Dataset content:
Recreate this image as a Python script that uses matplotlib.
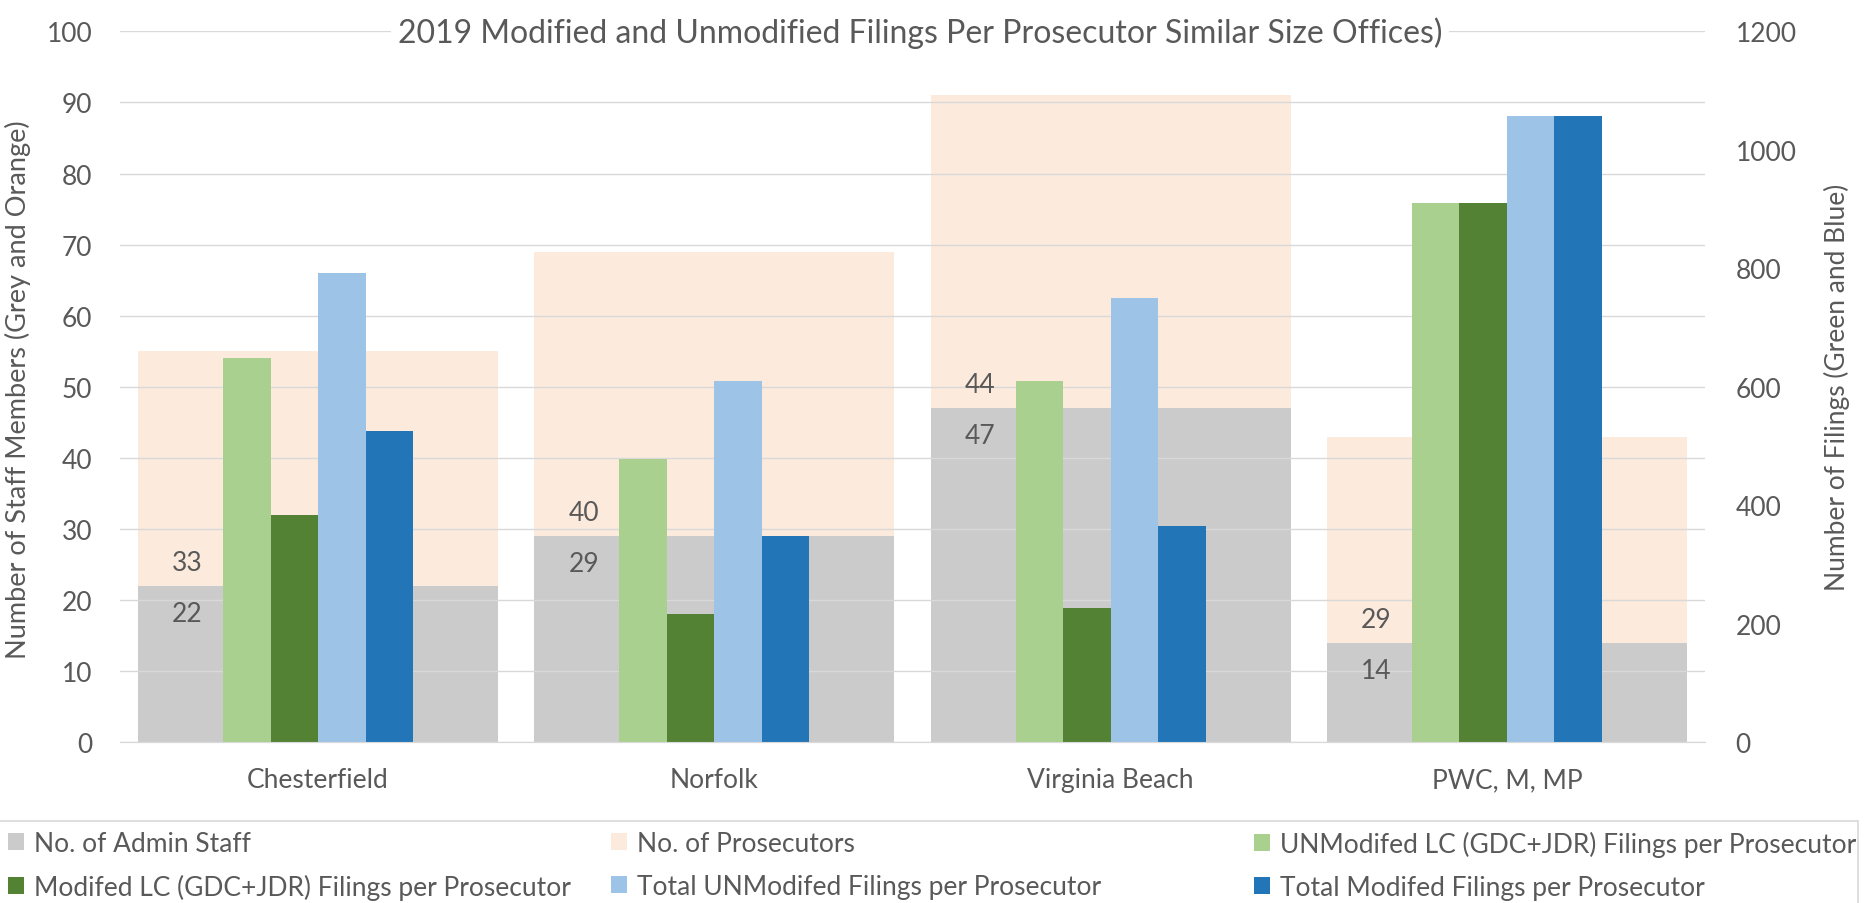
import matplotlib.pyplot as plt
import numpy as np
from matplotlib.patches import Patch, Rectangle

offices = ["Chesterfield", "Norfolk", "Virginia Beach", "PWC, M, MP"]
admin_staff = [22, 29, 47, 14]
prosecutors = [33, 40, 44, 29]
unmod_lc = [648, 478, 610, 911]
mod_lc = [384, 216, 227, 911]
total_unmod = [792, 610, 750, 1057]
total_mod = [526, 349, 365, 1057]

GREY = "#CBCBCB"
ORANGE = "#FCEADC"
LGREEN = "#A9D08E"
DGREEN = "#548235"
LBLUE = "#9DC3E6"
DBLUE = "#2275B7"
TEXT = "#595959"
GRID = "#D9D9D9"

FONT = "Lato"
FS = 19


def main():
    plt.rcParams["font.family"] = [FONT, "DejaVu Sans"]
    plt.rcParams["text.color"] = TEXT
    plt.rcParams["axes.labelcolor"] = TEXT
    plt.rcParams["xtick.color"] = TEXT
    plt.rcParams["ytick.color"] = TEXT

    fig = plt.figure(figsize=(18.68, 9.04), dpi=100)
    ax = fig.add_axes([120 / 1868, 1 - 743.3 / 904, 1585 / 1868, 711 / 904])
    ax2 = ax.twinx()

    x = np.arange(len(offices))

    # stacked staff bars on the left axis
    ax.bar(x, admin_staff, width=0.909, color=GREY, zorder=1)
    ax.bar(x, prosecutors, width=0.909, bottom=admin_staff, color=ORANGE, zorder=1)

    for i in range(len(offices)):
        ax.annotate(str(admin_staff[i]), (x[i] - 0.33, admin_staff[i]),
                    xytext=(0, -20), textcoords="offset points",
                    ha="center", va="center", fontsize=FS, color=TEXT)
        ax.annotate(str(prosecutors[i]), (x[i] - 0.33, admin_staff[i]),
                    xytext=(0, 17), textcoords="offset points",
                    ha="center", va="center", fontsize=FS, color=TEXT)

    # filings bars on the right axis
    w = 0.12
    ax2.bar(x - 1.5 * w, unmod_lc, width=w, color=LGREEN)
    ax2.bar(x - 0.5 * w, mod_lc, width=w, color=DGREEN)
    ax2.bar(x + 0.5 * w, total_unmod, width=w, color=LBLUE)
    ax2.bar(x + 1.5 * w, total_mod, width=w, color=DBLUE)

    ax.set_xlim(-0.5, 3.5)
    ax.set_ylim(0, 100)
    ax.set_yticks(range(0, 101, 10))
    ax2.set_ylim(0, 1200)
    ax2.set_yticks(range(0, 1201, 200))

    ax.set_axisbelow(False)
    ax.grid(axis="y", color=GRID, linewidth=1.0)
    ax.set_xticks(x)
    ax.set_xticklabels(offices)

    for a in (ax, ax2):
        for side in ("top", "left", "right"):
            a.spines[side].set_visible(False)
        a.spines["bottom"].set_color(GRID)
        a.tick_params(length=0, labelsize=FS)
    ax.tick_params(axis="y", pad=20)
    ax.tick_params(axis="x", pad=18)
    ax2.tick_params(axis="y", pad=22)

    ax.set_ylabel("Number of Staff Members (Grey and Orange)", fontsize=19.5)
    ax.yaxis.set_label_coords(-0.0562, 0.498)
    ax2.set_ylabel("Number of Filings (Green and Blue)", fontsize=FS)
    ax2.yaxis.set_label_coords(1.075, 0.5)

    fig.text(920 / 1868, 1 - 33 / 904,
             "2019 Modified and Unmodified Filings Per Prosecutor Similar Size Offices)",
             ha="center", va="center", fontsize=23, color=TEXT,
             bbox=dict(facecolor="white", edgecolor="none", pad=5))

    # legend frame along the bottom
    fig.patches.append(Rectangle((-0.01, -0.1), 1858 / 1868 + 0.01, 0.1 + 1 - 822 / 904,
                                 transform=fig.transFigure, facecolor="none",
                                 edgecolor=GRID, linewidth=1.2))

    columns = [
        (8, [("No. of Admin Staff", GREY), ("Modifed LC (GDC+JDR) Filings per Prosecutor", DGREEN)]),
        (611, [("No. of Prosecutors", ORANGE), ("Total UNModifed Filings per Prosecutor", LBLUE)]),
        (1254, [("UNModifed LC (GDC+JDR) Filings per Prosecutor", LGREEN),
                ("Total Modifed Filings per Prosecutor", DBLUE)]),
    ]
    for left, entries in columns:
        handles = [Patch(facecolor=c, edgecolor="none", label=t) for t, c in entries]
        fig.legend(handles=handles, loc="upper left",
                   bbox_to_anchor=(left / 1868, 1 - 832 / 904),
                   frameon=False, fontsize=FS, borderpad=0, borderaxespad=0,
                   handlelength=0.62, handleheight=0.62, handletextpad=0.35,
                   labelspacing=0.68, labelcolor=TEXT)

    fig.savefig("out.png", dpi=100)


if __name__ == '__main__':
    main()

Stated exercise: Quote the material word for word, dropping any images it holds.

Response to this exercise:
Recreate this image as a Python script that uses matplotlib.
import matplotlib.pyplot as plt
import numpy as np
from matplotlib.patches import Patch, Rectangle

offices = ["Chesterfield", "Norfolk", "Virginia Beach", "PWC, M, MP"]
admin_staff = [22, 29, 47, 14]
prosecutors = [33, 40, 44, 29]
unmod_lc = [648, 478, 610, 911]
mod_lc = [384, 216, 227, 911]
total_unmod = [792, 610, 750, 1057]
total_mod = [526, 349, 365, 1057]

GREY = "#CBCBCB"
ORANGE = "#FCEADC"
LGREEN = "#A9D08E"
DGREEN = "#548235"
LBLUE = "#9DC3E6"
DBLUE = "#2275B7"
TEXT = "#595959"
GRID = "#D9D9D9"

FONT = "Lato"
FS = 19


def main():
    plt.rcParams["font.family"] = [FONT, "DejaVu Sans"]
    plt.rcParams["text.color"] = TEXT
    plt.rcParams["axes.labelcolor"] = TEXT
    plt.rcParams["xtick.color"] = TEXT
    plt.rcParams["ytick.color"] = TEXT

    fig = plt.figure(figsize=(18.68, 9.04), dpi=100)
    ax = fig.add_axes([120 / 1868, 1 - 743.3 / 904, 1585 / 1868, 711 / 904])
    ax2 = ax.twinx()

    x = np.arange(len(offices))

    # stacked staff bars on the left axis
    ax.bar(x, admin_staff, width=0.909, color=GREY, zorder=1)
    ax.bar(x, prosecutors, width=0.909, bottom=admin_staff, color=ORANGE, zorder=1)

    for i in range(len(offices)):
        ax.annotate(str(admin_staff[i]), (x[i] - 0.33, admin_staff[i]),
                    xytext=(0, -20), textcoords="offset points",
                    ha="center", va="center", fontsize=FS, color=TEXT)
        ax.annotate(str(prosecutors[i]), (x[i] - 0.33, admin_staff[i]),
                    xytext=(0, 17), textcoords="offset points",
                    ha="center", va="center", fontsize=FS, color=TEXT)

    # filings bars on the right axis
    w = 0.12
    ax2.bar(x - 1.5 * w, unmod_lc, width=w, color=LGREEN)
    ax2.bar(x - 0.5 * w, mod_lc, width=w, color=DGREEN)
    ax2.bar(x + 0.5 * w, total_unmod, width=w, color=LBLUE)
    ax2.bar(x + 1.5 * w, total_mod, width=w, color=DBLUE)

    ax.set_xlim(-0.5, 3.5)
    ax.set_ylim(0, 100)
    ax.set_yticks(range(0, 101, 10))
    ax2.set_ylim(0, 1200)
    ax2.set_yticks(range(0, 1201, 200))

    ax.set_axisbelow(False)
    ax.grid(axis="y", color=GRID, linewidth=1.0)
    ax.set_xticks(x)
    ax.set_xticklabels(offices)

    for a in (ax, ax2):
        for side in ("top", "left", "right"):
            a.spines[side].set_visible(False)
        a.spines["bottom"].set_color(GRID)
        a.tick_params(length=0, labelsize=FS)
    ax.tick_params(axis="y", pad=20)
    ax.tick_params(axis="x", pad=18)
    ax2.tick_params(axis="y", pad=22)

    ax.set_ylabel("Number of Staff Members (Grey and Orange)", fontsize=19.5)
    ax.yaxis.set_label_coords(-0.0562, 0.498)
    ax2.set_ylabel("Number of Filings (Green and Blue)", fontsize=FS)
    ax2.yaxis.set_label_coords(1.075, 0.5)

    fig.text(920 / 1868, 1 - 33 / 904,
             "2019 Modified and Unmodified Filings Per Prosecutor Similar Size Offices)",
             ha="center", va="center", fontsize=23, color=TEXT,
             bbox=dict(facecolor="white", edgecolor="none", pad=5))

    # legend frame along the bottom
    fig.patches.append(Rectangle((-0.01, -0.1), 1858 / 1868 + 0.01, 0.1 + 1 - 822 / 904,
                                 transform=fig.transFigure, facecolor="none",
                                 edgecolor=GRID, linewidth=1.2))

    columns = [
        (8, [("No. of Admin Staff", GREY), ("Modifed LC (GDC+JDR) Filings per Prosecutor", DGREEN)]),
        (611, [("No. of Prosecutors", ORANGE), ("Total UNModifed Filings per Prosecutor", LBLUE)]),
        (1254, [("UNModifed LC (GDC+JDR) Filings per Prosecutor", LGREEN),
                ("Total Modifed Filings per Prosecutor", DBLUE)]),
    ]
    for left, entries in columns:
        handles = [Patch(facecolor=c, edgecolor="none", label=t) for t, c in entries]
        fig.legend(handles=handles, loc="upper left",
                   bbox_to_anchor=(left / 1868, 1 - 832 / 904),
                   frameon=False, fontsize=FS, borderpad=0, borderaxespad=0,
                   handlelength=0.62, handleheight=0.62, handletextpad=0.35,
                   labelspacing=0.68, labelcolor=TEXT)

    fig.savefig("out.png", dpi=100)


if __name__ == '__main__':
    main()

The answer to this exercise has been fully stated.